Criminal law in Tanzania: policing and the extractive industry

by Tito Magoti an Advocate of the High Court of Tanzania,

Credit: RAID

In this blog post, Tito Magoti exposes the weaknesses in the criminal justice system in Tanzania for redressing victims of police brutality in the extractive industry.

In Tanzania, the police oversee peace and security at private and state-owned extractive sites. In the extractives industry, policing is dual: state police oversee external security to prevent ‘intrusions’ and protect assets, while outsourced private security firms handle internal and, if necessary, external security, often without firearms. In this piece, I reflect on the thorny relationship between the state police and the communities around extractive industries, particularly mining. I argue that weak criminal justice systems allow perpetrators of police brutality, including investors, to escape justice, making it hard for victims to seek redress.

 

Policing in extractives

Several laws govern criminal law in Tanzania. The Penal Code lists criminal offences and their penalties. The Criminal Procedure Act (CPA) details procedures for, among others, arrest, crime investigation and prosecution. The Police Force and Auxiliary Services Act establishes the police force, while the Police General Orders provide for policing procedures.

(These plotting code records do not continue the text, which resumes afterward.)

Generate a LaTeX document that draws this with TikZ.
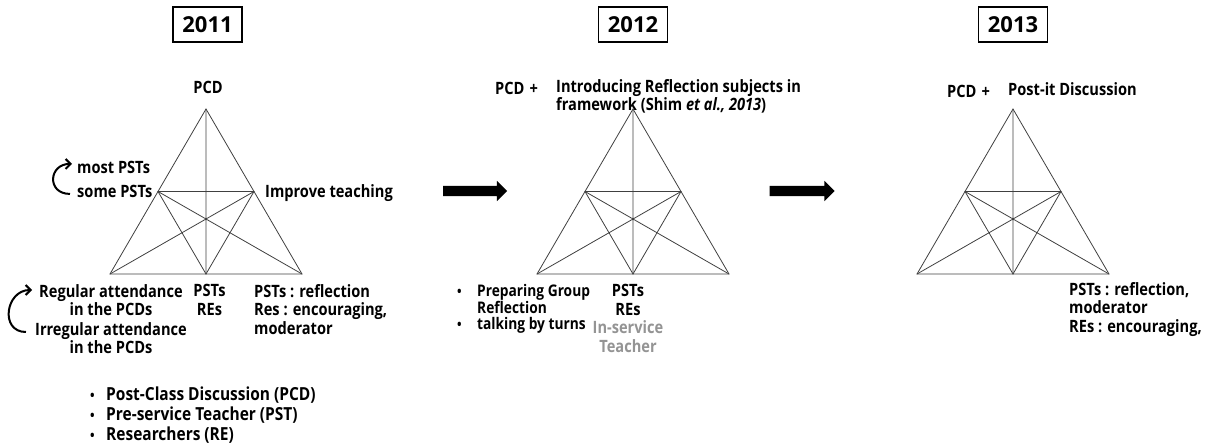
\documentclass[tikz,border=0pt]{standalone}
\usepackage{fontspec}
\setmainfont{Open Sans}[FakeStretch=0.86]
\newfontfamily\yearfont{Open Sans}
\usetikzlibrary{shapes.arrows,arrows.meta}

\tikzset{
  yearbox/.style={draw, line width=1.3pt, minimum width=69pt, minimum height=35pt, inner sep=0pt, font=\yearfont\fontsize{22}{24}\selectfont\bfseries},
  lbl/.style={inner sep=0pt, font=\fontsize{17}{18.5}\selectfont\bfseries},
  intro/.style={inner sep=0pt, font=\fontsize{17}{16.5}\selectfont\bfseries},
  bullets/.style={inner sep=0pt, font=\fontsize{16}{15.8}\selectfont\bfseries},
  keynote/.style={inner sep=0pt, font=\fontsize{18}{20}\selectfont\bfseries, align=left},
  triline/.style={line width=0.8pt, draw=black!75},
  bigarrow/.style={single arrow, fill=black, draw=none, inner sep=5pt, minimum height=64pt, single arrow head extend=5pt},
  turnarrow/.style={line width=2pt, -{Straight Barb[length=5pt,width=10pt]}}
}
\newcommand{\dotitem}[1][16pt]{\makebox[#1][l]{\fontsize{14}{14}\selectfont\textbullet}}

\begin{document}
\begin{tikzpicture}[x=1pt,y=-1pt]
\useasboundingbox (0,0) rectangle (1211,447);

% the three triangles
\foreach \p/\x in {a/206,b/633,c/1013}{
  \coordinate (\p top) at (\x,109);
  \coordinate (\p bl) at (\x-96,274);
  \coordinate (\p br) at (\x+96,274);
  \coordinate (\p ml) at (\x-48,191.5);
  \coordinate (\p mr) at (\x+48,191.5);
  \coordinate (\p mb) at (\x,274);
  \draw[triline] (\p top) -- (\p bl) -- (\p br) -- cycle;
  \draw[triline] (\p ml) -- (\p mr) -- (\p mb) -- cycle;
  \draw[triline] (\p top) -- (\p mb) (\p bl) -- (\p mr) (\p br) -- (\p ml);
}

% years
\node[yearbox] (y2011) at (207.5,24.5) {2011};
\node[yearbox] (y2012) at (633,24.5) {2012};
\node[yearbox] (y2013) at (1013,24.5) {2013};

% 2011
\node[lbl, anchor=base] (pcd1) at (208,93) {PCD};
\node[lbl, anchor=base west] (most) at (77,173) {most PSTs};
\node[lbl, anchor=base west] (some) at (77,197) {some PSTs};
\node[lbl, anchor=base west] (improve) at (265,197) {Improve teaching};
\node[lbl, anchor=north, align=center] (reg) at (111,284) {Regular attendance\\in the PCDs};
\node[lbl, anchor=north, align=center] (irreg) at (111,322) {Irregular attendance\\in the PCDs};
\node[lbl, anchor=north, align=center] (who1) at (209.5,284) {PSTs\\REs};
\node[lbl, anchor=north west, align=left] (role1) at (254,284) {PSTs : reflection\\Res : encouraging,\\moderator};
\node[keynote, anchor=north west] (key) at (90,387) {\dotitem Post-Class Discussion (PCD)\\\dotitem Pre-service Teacher (PST)\\\dotitem Researchers (RE)};

\draw[turnarrow] ([shift={(-7,3)}]some.west) to[out=180,in=180,looseness=2] ([shift={(-5,-3)}]most.west);
\draw[turnarrow] ([shift={(-9,10)}]irreg.north west) to[out=180,in=180,looseness=1.6] ([shift={(-7,6)}]reg.north west);

% 2012
\node[lbl, anchor=base west] (pcd2) at (495,94) {PCD\hspace{5pt}+};
\node[intro, anchor=north west, align=left] (introduce) at (556,79) {Introducing Reflection subjects in\\framework (Shim \textit{et al., 2013})};
\node[bullets, anchor=north west, align=left] (prep) at (457,284) {\dotitem[20pt]Preparing Group\\\hspace*{20pt}Reflection\\\dotitem[20pt]talking by turns};
\node[lbl, anchor=north, align=center] (who2) at (628,284) {PSTs\\REs\\\textcolor{black!42}{In-service}\\\textcolor{black!42}{Teacher}};

% 2013
\node[lbl, anchor=base west] (pcd3) at (947,97) {PCD\hspace{5pt}+};
\node[lbl, anchor=base west] (postit) at (1008,95) {Post-it Discussion};
\node[lbl, anchor=north west, align=left] (role3) at (1069,282) {PSTs : reflection,\\moderator\\REs : encouraging,};

% arrows between years
\node[bigarrow] (go1) at (472.5,191) {};
\node[bigarrow, minimum height=65pt] (go2) at (799.5,191) {};

\end{tikzpicture}
\end{document}
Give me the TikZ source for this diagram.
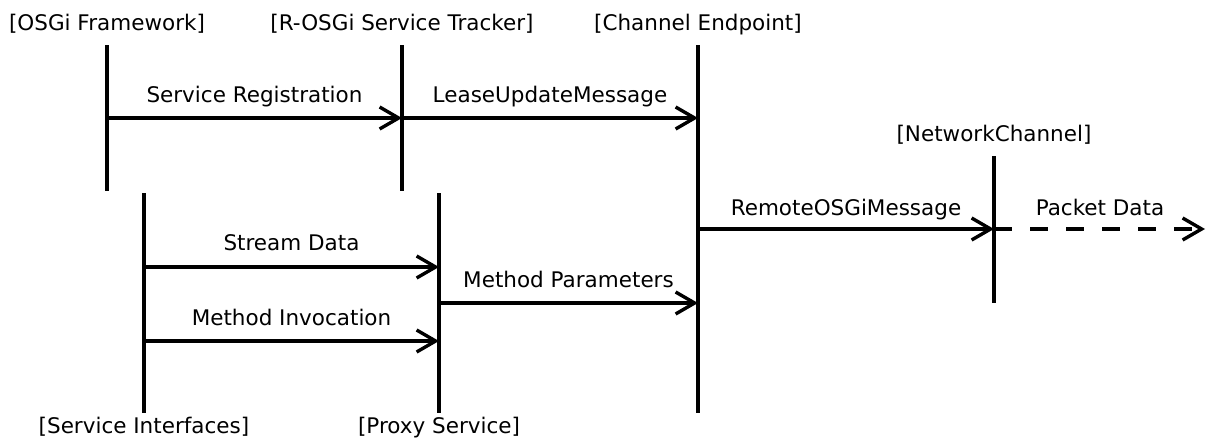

The Anti-Money Laundering Act and the Economic and Organised Crimes Control Act combat economic sabotage and resource smuggling. The anti-smuggling police unit runs operations to protect natural resources. Section 7 of the Regional Administration Act and Section 177 of the Local Government (District Authorities) Act empower Regional and District Commissioners to detain any individual for 48 hours if they commit or are suspected of committing an offence in their presence.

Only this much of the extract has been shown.